**Prompt:** From the entries below, count the lines with "page". Write only the count.

**Recorded data:**
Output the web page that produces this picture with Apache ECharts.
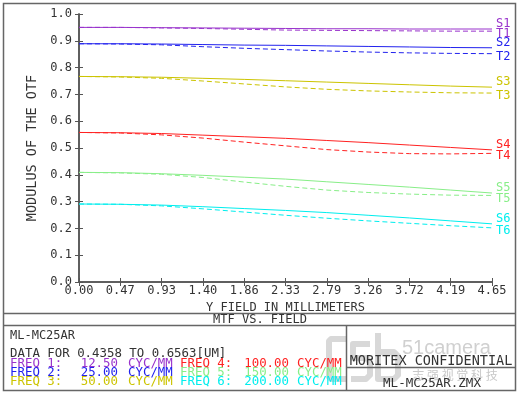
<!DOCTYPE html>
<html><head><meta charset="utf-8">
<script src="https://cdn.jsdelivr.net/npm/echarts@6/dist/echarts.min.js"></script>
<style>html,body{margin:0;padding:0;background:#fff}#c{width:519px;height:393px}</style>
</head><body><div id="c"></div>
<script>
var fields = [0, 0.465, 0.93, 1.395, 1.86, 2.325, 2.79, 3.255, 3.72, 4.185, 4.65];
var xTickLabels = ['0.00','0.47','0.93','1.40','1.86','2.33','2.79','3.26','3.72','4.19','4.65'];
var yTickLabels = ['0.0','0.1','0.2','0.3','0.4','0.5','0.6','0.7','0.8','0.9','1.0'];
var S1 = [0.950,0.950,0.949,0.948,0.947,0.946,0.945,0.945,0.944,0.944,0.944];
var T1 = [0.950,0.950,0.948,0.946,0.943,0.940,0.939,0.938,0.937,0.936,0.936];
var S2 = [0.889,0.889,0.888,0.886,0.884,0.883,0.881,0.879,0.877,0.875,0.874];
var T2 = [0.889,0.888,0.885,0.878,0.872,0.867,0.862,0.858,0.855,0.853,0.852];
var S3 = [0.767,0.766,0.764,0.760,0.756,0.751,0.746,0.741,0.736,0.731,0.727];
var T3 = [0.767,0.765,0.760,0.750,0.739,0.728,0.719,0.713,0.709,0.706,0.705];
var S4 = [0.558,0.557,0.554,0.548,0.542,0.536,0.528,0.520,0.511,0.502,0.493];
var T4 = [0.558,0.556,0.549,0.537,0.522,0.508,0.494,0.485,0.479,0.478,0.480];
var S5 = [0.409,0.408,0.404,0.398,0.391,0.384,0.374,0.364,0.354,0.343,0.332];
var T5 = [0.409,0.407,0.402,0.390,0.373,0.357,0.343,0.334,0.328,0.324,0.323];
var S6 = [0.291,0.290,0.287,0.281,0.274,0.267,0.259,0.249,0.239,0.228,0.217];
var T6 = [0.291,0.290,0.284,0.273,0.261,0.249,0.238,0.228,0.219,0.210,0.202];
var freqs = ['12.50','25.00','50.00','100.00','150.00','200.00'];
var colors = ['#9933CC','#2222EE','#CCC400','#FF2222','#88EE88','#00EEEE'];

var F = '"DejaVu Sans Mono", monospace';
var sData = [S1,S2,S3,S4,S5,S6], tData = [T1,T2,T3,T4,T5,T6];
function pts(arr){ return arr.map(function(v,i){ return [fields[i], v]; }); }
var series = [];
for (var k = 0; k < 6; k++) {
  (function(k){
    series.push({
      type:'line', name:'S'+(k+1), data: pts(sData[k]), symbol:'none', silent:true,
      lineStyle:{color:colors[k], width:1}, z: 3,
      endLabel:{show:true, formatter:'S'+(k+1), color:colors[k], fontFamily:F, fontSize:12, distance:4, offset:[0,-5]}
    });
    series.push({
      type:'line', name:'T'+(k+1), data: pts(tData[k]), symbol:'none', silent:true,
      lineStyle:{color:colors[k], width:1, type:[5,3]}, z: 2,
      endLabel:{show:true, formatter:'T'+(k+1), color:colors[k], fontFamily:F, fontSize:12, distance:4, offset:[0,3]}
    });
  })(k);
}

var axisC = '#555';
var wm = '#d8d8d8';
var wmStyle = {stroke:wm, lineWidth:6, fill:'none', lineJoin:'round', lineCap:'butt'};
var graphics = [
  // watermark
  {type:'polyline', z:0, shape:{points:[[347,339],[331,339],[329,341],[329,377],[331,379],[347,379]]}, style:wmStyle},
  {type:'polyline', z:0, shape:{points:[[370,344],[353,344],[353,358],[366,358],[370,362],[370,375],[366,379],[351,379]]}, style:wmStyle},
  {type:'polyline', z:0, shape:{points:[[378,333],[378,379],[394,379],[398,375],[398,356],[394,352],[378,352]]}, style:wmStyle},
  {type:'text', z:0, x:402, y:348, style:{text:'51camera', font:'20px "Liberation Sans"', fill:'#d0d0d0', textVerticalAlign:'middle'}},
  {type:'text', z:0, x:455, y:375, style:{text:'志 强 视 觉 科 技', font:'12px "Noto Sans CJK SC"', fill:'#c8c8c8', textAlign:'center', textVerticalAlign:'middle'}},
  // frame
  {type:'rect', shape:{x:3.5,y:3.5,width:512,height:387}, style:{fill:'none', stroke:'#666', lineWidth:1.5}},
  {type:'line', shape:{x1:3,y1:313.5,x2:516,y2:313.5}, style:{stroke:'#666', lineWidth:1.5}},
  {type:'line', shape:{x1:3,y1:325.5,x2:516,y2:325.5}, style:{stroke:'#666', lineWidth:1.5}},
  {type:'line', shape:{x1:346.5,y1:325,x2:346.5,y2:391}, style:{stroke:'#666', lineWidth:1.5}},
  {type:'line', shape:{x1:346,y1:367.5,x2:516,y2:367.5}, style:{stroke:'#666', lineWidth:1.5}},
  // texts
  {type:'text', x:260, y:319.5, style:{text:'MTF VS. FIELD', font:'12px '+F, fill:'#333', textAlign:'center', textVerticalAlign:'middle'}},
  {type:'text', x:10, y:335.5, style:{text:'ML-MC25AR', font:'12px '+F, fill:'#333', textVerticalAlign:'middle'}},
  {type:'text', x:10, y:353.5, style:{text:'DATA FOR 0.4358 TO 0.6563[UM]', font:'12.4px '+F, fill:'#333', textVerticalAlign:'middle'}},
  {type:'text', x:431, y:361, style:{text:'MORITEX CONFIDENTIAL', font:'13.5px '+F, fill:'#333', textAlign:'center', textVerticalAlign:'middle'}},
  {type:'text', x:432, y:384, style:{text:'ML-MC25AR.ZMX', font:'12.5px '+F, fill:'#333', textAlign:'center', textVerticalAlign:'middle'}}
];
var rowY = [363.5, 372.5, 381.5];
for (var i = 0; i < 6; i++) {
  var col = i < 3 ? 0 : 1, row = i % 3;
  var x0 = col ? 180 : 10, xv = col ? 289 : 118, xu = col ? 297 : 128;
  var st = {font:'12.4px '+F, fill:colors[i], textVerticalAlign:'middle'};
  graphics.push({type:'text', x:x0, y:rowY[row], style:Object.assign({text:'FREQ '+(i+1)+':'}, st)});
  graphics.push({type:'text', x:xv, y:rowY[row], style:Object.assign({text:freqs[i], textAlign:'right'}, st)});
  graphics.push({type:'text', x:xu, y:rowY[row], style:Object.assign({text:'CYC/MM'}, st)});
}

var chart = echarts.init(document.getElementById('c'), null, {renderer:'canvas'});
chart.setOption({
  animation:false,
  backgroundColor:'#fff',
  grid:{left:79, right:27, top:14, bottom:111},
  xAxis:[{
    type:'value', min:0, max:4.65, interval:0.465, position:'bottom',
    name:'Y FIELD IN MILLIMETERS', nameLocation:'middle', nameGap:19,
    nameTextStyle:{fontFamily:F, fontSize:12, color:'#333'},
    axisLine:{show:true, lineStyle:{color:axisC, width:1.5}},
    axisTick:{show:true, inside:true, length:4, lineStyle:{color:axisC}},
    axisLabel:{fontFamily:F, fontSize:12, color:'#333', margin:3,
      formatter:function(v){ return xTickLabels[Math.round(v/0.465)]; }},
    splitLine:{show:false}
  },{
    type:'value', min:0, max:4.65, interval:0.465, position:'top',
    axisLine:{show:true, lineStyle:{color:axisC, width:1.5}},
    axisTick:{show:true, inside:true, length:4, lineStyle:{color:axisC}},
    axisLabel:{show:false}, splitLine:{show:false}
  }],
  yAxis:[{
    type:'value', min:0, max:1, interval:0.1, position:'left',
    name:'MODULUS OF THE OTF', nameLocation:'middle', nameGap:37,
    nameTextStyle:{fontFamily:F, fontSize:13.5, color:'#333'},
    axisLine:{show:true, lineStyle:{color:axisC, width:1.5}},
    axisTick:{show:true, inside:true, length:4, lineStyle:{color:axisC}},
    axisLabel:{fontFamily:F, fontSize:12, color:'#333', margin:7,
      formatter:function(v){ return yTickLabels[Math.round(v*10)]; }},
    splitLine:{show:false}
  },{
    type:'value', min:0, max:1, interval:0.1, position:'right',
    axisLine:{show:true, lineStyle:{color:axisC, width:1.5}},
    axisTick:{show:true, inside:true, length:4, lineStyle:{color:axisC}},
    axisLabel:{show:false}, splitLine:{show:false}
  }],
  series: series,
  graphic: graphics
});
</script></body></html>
* * *
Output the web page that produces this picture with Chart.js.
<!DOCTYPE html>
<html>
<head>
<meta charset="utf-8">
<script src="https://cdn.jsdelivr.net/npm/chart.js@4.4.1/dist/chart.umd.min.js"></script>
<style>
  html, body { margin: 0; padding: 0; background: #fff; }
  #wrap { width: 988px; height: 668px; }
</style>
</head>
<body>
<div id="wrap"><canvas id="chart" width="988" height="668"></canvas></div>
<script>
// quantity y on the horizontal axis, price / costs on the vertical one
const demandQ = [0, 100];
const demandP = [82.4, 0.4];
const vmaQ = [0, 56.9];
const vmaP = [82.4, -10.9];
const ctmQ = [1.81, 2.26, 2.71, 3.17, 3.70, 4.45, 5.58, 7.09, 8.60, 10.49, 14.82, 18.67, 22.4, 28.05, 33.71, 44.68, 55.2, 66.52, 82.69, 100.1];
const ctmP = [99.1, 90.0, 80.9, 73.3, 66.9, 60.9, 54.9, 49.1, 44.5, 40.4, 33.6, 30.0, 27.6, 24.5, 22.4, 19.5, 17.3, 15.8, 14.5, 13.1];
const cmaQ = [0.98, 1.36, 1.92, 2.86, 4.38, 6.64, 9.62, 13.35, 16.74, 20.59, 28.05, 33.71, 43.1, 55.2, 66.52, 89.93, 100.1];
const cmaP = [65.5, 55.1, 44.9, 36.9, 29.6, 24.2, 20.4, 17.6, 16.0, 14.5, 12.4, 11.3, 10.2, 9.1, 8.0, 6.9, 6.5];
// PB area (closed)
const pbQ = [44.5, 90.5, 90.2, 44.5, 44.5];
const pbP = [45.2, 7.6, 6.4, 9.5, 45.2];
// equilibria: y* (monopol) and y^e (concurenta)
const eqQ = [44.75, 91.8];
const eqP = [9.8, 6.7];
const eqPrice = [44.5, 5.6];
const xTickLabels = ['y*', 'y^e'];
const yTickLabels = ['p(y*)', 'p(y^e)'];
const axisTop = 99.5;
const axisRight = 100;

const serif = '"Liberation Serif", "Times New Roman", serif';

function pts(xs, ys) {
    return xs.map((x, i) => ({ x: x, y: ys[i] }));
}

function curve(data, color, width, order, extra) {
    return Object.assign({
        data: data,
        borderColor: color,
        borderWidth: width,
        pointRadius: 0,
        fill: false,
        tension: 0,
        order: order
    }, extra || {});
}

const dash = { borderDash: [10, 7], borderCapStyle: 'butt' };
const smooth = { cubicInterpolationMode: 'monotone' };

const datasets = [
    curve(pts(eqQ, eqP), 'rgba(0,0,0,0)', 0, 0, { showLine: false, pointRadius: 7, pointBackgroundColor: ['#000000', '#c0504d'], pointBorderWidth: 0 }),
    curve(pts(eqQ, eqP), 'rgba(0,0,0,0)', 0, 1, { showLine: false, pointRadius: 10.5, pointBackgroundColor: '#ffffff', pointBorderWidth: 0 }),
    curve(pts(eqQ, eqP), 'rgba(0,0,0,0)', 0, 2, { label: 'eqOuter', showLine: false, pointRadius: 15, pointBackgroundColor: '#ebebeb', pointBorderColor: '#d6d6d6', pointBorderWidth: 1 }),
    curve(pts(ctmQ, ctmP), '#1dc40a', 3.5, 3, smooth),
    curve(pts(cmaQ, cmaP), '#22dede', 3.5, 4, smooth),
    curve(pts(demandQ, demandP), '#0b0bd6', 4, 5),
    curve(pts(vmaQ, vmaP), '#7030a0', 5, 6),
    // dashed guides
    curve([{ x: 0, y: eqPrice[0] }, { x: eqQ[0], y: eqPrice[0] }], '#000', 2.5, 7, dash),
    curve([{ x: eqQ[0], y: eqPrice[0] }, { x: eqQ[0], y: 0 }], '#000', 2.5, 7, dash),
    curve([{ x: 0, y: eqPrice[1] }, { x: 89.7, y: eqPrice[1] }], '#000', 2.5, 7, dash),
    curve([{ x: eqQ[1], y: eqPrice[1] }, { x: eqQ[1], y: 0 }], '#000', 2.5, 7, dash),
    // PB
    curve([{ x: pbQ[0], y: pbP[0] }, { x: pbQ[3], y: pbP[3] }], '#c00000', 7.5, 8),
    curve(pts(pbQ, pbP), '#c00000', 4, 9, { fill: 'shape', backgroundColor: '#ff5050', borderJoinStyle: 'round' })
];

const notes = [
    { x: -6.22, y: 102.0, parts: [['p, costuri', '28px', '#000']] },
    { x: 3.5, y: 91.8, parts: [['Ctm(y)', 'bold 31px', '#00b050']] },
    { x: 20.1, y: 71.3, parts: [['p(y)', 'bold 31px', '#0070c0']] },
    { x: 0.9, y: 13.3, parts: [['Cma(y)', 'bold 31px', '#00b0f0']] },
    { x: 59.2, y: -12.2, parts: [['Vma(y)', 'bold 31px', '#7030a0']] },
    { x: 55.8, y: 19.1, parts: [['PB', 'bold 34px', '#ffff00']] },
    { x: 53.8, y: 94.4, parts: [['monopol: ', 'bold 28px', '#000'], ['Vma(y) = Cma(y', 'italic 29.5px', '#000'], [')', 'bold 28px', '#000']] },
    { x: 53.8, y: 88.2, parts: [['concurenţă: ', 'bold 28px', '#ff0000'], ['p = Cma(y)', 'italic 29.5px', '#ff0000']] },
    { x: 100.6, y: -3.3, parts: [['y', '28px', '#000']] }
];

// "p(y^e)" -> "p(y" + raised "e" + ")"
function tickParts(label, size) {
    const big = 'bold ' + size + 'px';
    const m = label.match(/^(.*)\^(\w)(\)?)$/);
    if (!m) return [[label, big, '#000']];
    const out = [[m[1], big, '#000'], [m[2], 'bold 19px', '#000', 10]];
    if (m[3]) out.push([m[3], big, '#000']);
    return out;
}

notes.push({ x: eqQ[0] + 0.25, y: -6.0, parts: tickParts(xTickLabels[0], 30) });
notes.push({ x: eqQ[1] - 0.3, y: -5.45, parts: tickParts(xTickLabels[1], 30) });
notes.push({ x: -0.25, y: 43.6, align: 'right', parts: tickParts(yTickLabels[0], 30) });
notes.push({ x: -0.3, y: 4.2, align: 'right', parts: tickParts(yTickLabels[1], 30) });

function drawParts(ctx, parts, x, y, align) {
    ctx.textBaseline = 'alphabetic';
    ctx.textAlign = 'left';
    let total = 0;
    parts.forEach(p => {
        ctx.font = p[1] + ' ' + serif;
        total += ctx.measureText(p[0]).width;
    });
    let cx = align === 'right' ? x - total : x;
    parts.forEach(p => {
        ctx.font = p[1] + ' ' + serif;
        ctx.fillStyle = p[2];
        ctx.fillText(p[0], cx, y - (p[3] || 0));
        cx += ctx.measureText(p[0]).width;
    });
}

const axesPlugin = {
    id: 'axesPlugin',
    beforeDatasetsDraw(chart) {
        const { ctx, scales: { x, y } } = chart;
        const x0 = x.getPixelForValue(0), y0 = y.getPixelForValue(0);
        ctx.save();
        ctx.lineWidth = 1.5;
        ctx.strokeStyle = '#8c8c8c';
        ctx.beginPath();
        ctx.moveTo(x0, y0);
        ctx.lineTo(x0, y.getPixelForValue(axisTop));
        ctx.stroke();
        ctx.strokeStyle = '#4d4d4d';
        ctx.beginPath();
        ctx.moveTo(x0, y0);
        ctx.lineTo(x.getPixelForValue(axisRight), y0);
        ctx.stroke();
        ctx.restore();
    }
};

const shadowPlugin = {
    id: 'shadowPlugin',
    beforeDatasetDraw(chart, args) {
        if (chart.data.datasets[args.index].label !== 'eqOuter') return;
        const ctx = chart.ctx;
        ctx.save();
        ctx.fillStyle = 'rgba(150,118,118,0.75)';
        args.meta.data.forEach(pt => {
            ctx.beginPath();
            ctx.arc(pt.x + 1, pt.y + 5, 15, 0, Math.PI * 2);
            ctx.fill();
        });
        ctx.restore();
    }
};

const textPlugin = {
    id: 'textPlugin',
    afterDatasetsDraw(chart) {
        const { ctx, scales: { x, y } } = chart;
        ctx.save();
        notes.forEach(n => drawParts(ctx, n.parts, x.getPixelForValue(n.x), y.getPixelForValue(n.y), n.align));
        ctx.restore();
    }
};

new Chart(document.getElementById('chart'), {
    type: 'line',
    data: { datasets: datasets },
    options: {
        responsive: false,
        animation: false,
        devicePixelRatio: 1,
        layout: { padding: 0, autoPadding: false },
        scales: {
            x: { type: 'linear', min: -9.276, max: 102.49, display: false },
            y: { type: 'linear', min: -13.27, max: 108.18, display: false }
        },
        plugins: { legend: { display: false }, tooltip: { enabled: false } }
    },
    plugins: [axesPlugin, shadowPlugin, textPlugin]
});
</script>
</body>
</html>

**Full answer:** 2